By Thomas F. Mayer Copyright 2000
    352 Pages
    by Routledge

    Cardinal Reginald Pole (1500-1558) was one of the most important international figures of mid-16th century Europe: principal antagonist of Henry VIII, papal diplomat, legate to the council of Trent, and nearly successful candidate for pope. But even more significant than his political actions is that Pole tried to mediate between increasingly rigid religious positions, preserving belief in justification by faith within a charismatically conceived papal church. His writing converted categories of feudal discourse, especially the language of honour, into newer humanist modes as a means of resisting tyranny, whether secular or religious. He also created his own saintly image, as well as much of the historiography of the English Reformation. These studies place him in his English, Italian and European contexts - political, intellectual and religious.

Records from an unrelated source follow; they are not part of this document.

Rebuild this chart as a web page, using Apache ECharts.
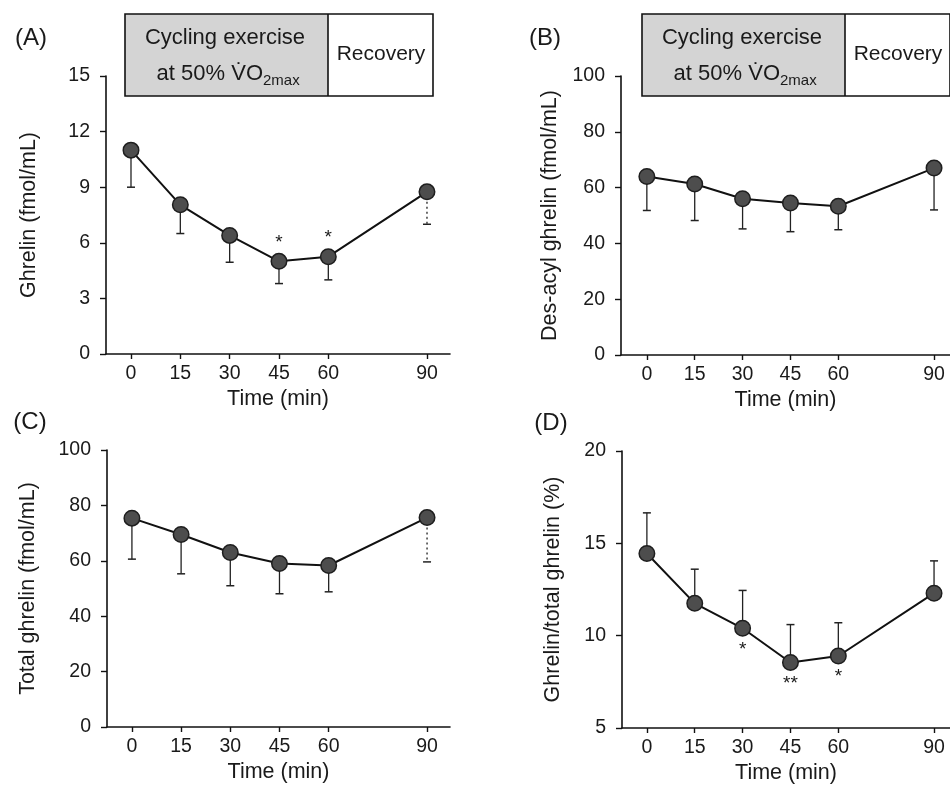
<!DOCTYPE html>
<html>
<head>
<meta charset="utf-8">
<script src="https://cdn.jsdelivr.net/npm/echarts@6/dist/echarts.min.js"></script>
<style>
html,body{margin:0;padding:0;background:#fff;}
#chart{width:950px;height:785px;}
</style>
</head>
<body>
<div id="chart"></div>
<script>
// ---- data ----
const times = [0, 15, 30, 45, 60, 90];
const xTickValues = [0, 15, 30, 45, 60, 90];

const ghrelinMean = [11.0, 8.05, 6.4, 5.0, 5.25, 8.75];
const ghrelinSD   = [2.0, 1.55, 1.45, 1.2, 1.25, 1.75];
const ghrelinSig  = ['', '', '', '*', '*', ''];

const desAcylMean = [64.0, 61.3, 56.0, 54.5, 53.3, 67.0];
const desAcylSD   = [12.2, 13.1, 10.8, 10.3, 8.4, 15.0];

const totalMean = [75.4, 69.5, 63.0, 59.0, 58.3, 75.6];
const totalSD   = [14.8, 14.2, 12.0, 10.9, 9.5, 16.0];

const ratioMean = [14.45, 11.75, 10.4, 8.55, 8.9, 12.3];
const ratioSD   = [2.2, 1.85, 2.05, 2.05, 1.8, 1.75];
const ratioSig  = ['', '', '*', '**', '*', ''];

const yTicksA = [0, 3, 6, 9, 12, 15];
const yTicksB = [0, 20, 40, 60, 80, 100];
const yTicksC = [0, 20, 40, 60, 80, 100];
const yTicksD = [5, 10, 15, 20];

// ---- layout / style ----
const FONT = '"Liberation Sans", Arial, Helvetica, sans-serif';
const INK = '#1a1a1a';

const panels = [
  {grid:{left:106, top:76, width:344, height:278}, xMin:-7.6, xMax:97, ticks:yTicksA,
   yName:'Ghrelin (fmol/mL)', nameGap:66, mean:ghrelinMean, sd:ghrelinSD, dir:-1, sig:ghrelinSig, sigPos:'top', dotted:[5]},
  {grid:{left:621, top:76, width:329, height:279}, xMin:-8.1, xMax:95, ticks:yTicksB,
   yName:'Des-acyl ghrelin (fmol/mL)', nameGap:60, mean:desAcylMean, sd:desAcylSD, dir:-1, sig:null, sigPos:'top', dotted:[]},
  {grid:{left:107, top:450, width:343, height:277}, xMin:-7.6, xMax:97, ticks:yTicksC,
   yName:'Total ghrelin (fmol/mL)', nameGap:68, mean:totalMean, sd:totalSD, dir:-1, sig:null, sigPos:'top', dotted:[5]},
  {grid:{left:622, top:451, width:328, height:277}, xMin:-7.8, xMax:95, ticks:yTicksD,
   yName:'Ghrelin/total ghrelin (%)', nameGap:58, mean:ratioMean, sd:ratioSD, dir:1, sig:ratioSig, sigPos:'bottom', dotted:[]}
];

const grids = [], xAxes = [], yAxes = [], series = [];
panels.forEach((p, k) => {
  grids.push(Object.assign({containLabel:false}, p.grid));
  xAxes.push({
    type:'value', gridIndex:k, min:p.xMin, max:p.xMax,
    name:'Time (min)', nameLocation:'middle', nameGap:34,
    nameTextStyle:{fontFamily:FONT, fontSize:21.5, color:INK},
    axisLine:{onZero:false, lineStyle:{color:'#111', width:1.6}},
    axisTick:{show:true, length:5, inside:false, customValues:xTickValues, lineStyle:{color:'#111', width:1.4}},
    axisLabel:{customValues:xTickValues, margin:10, fontFamily:FONT, fontSize:19.5, color:INK},
    splitLine:{show:false}
  });
  const ymin = p.ticks[0], ymax = p.ticks[p.ticks.length-1];
  yAxes.push({
    type:'value', gridIndex:k, min:ymin, max:ymax, interval:p.ticks[1]-p.ticks[0],
    name:p.yName, nameLocation:'middle', nameGap:p.nameGap, nameRotate:90,
    nameTextStyle:{fontFamily:FONT, fontSize:21.5, color:INK},
    axisLine:{show:true, onZero:false, lineStyle:{color:'#111', width:1.6}},
    axisTick:{show:true, length:6, inside:false, lineStyle:{color:'#111', width:1.4}},
    axisLabel:{margin:16, fontFamily:FONT, fontSize:19.5, color:INK},
    splitLine:{show:false}
  });
  const dotted = p.dotted;
  series.push({
    type:'custom', xAxisIndex:k, yAxisIndex:k, z:1, silent:true,
    data: times.map((t,i)=>[t, p.mean[i], p.sd[i], i]),
    renderItem:(params, api) => {
      const x = api.value(0), m = api.value(1), e = api.value(2), idx = api.value(3);
      const p0 = api.coord([x, m]);
      const p1 = api.coord([x, m + p.dir*e]);
      const isDot = dotted.indexOf(idx) >= 0;
      return {type:'group', children:[
        {type:'line', shape:{x1:p0[0], y1:p0[1], x2:p1[0], y2:p1[1]},
         style:{stroke:'#222', lineWidth:1.3, lineDash:isDot ? [2,3] : null}},
        {type:'line', shape:{x1:p1[0]-4, y1:p1[1], x2:p1[0]+4, y2:p1[1]},
         style:{stroke:'#222', lineWidth:1.5}}
      ]};
    }
  });
  series.push({
    type:'line', xAxisIndex:k, yAxisIndex:k, z:3,
    data: times.map((t,i)=>[t, p.mean[i]]),
    symbol:'circle', symbolSize:15.5,
    itemStyle:{color:'#4d4d4d', borderColor:'#1e1e1e', borderWidth:1.5},
    lineStyle:{color:'#111', width:2},
    label:{show:!!p.sig, position:p.sigPos, distance:p.sigPos==='top'?1:3,
      fontFamily:FONT, fontSize:19, color:INK,
      formatter:(q)=> p.sig ? p.sig[q.dataIndex] : ''},
    animation:false
  });
});

function headerBox(dx) {
  return [
    {type:'rect', shape:{x:125+dx, y:14, width:203, height:82}, style:{fill:'#d4d4d4'}, z:10},
    {type:'rect', shape:{x:125+dx, y:14, width:308, height:82}, style:{fill:'none', stroke:'#111', lineWidth:1.6}, z:11},
    {type:'line', shape:{x1:328+dx, y1:14, x2:328+dx, y2:96}, style:{stroke:'#111', lineWidth:1.6}, z:11},
    {type:'text', x:225+dx, y:38, z:12, style:{text:'Cycling exercise', font:'22px '+FONT, fill:INK, textAlign:'center', textVerticalAlign:'middle'}},
    {type:'text', x:263+dx, y:74, z:12, style:{text:'at 50% V\u0307O', font:'22px '+FONT, fill:INK, textAlign:'right', textVerticalAlign:'middle'}},
    {type:'text', x:263+dx, y:81, z:12, style:{text:'2max', font:'15px '+FONT, fill:INK, textAlign:'left', textVerticalAlign:'middle'}},
    {type:'text', x:381+dx, y:54, z:12, style:{text:'Recovery', font:'21px '+FONT, fill:INK, textAlign:'center', textVerticalAlign:'middle'}}
  ];
}
const panelLabels = [
  {t:'(A)', x:31, y:38}, {t:'(B)', x:545, y:38}, {t:'(C)', x:30, y:422}, {t:'(D)', x:551, y:423}
].map(l => ({type:'text', x:l.x, y:l.y, z:12,
  style:{text:l.t, font:'24px '+FONT, fill:INK, textAlign:'center', textVerticalAlign:'middle'}}));

const chart = echarts.init(document.getElementById('chart'), null, {renderer:'canvas'});
chart.setOption({
  backgroundColor:'#fff',
  animation:false,
  grid:grids, xAxis:xAxes, yAxis:yAxes, series:series,
  graphic:[].concat(headerBox(0), headerBox(517), panelLabels)
});
</script>
</body>
</html>
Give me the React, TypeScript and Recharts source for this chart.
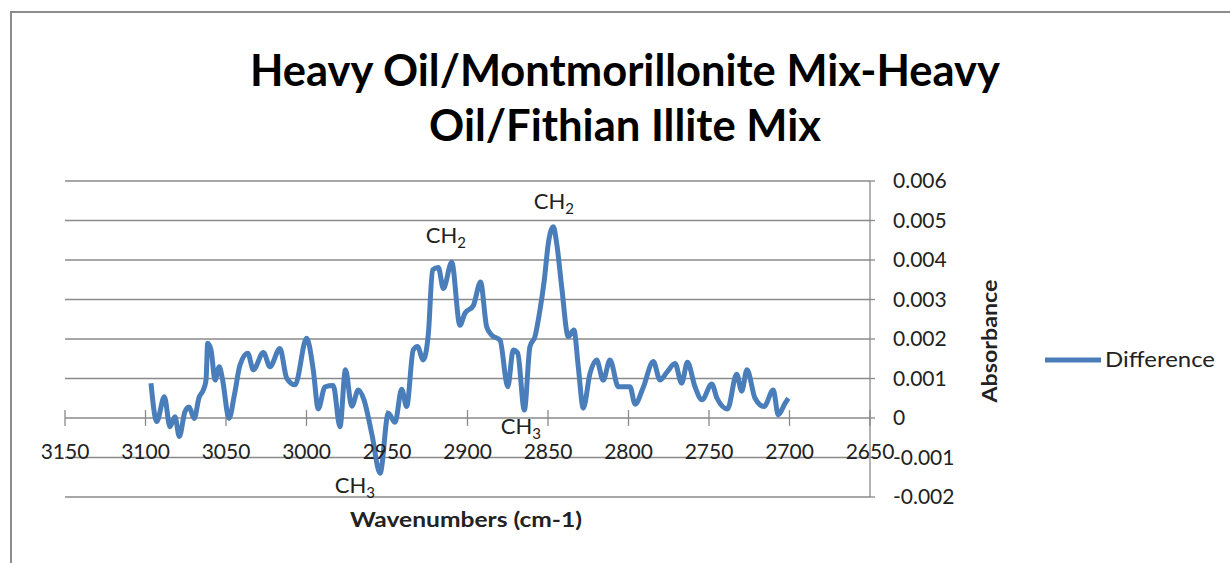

They also evaluate his ties to such major intellectual and literary figues as Marco Mantova Benavides and Ludovico Ariosto.

    Contents: Preface; Toleration and resistance: 'Heretics be not in all things heretics': Cardinal Pole, his circle, and the potential for toleration; Nursery of resistance: Reginald Pole and his friends; Tournai and tyranny: imperial kingship and critical humanism; The conclave of Julius III and the role of diplomacy: The war of the two saints: the conclave of Julius III and Cardinal Pole; An unknown diary of Julius III's conclave by Bartolomeo Stella, a servant of Cardinal Pole; If martyrs are exchanged for martyrs: the kidnappings of William Tyndale and Reginald Pole; A diet for Henry VIII: the failure of Reginald Pole's 1537 legation; The Italian religious context: Marco Mantova, a Bronze Age conciliarist; Marco Mantova and the Paduan religious crisis of the early sixteenth century; Ariosto anticlerical: epic poetry and the clergy in early cinquecento Italy; Renaissance collective identity and the creation of an icon: A fate worse than death: Reginald Pole and the Parisian theologians; A sticking-plaster saint? Autobiography and hagiography in the making of Reginald Pole; Reginald Pole in Paolo Giovio's Descriptio: a strategy for reconversion; When Maecenas was broke: Cardinal Pole's 'spiritual' patronage; Cardinal Pole's finances: the property of a reformer; Index.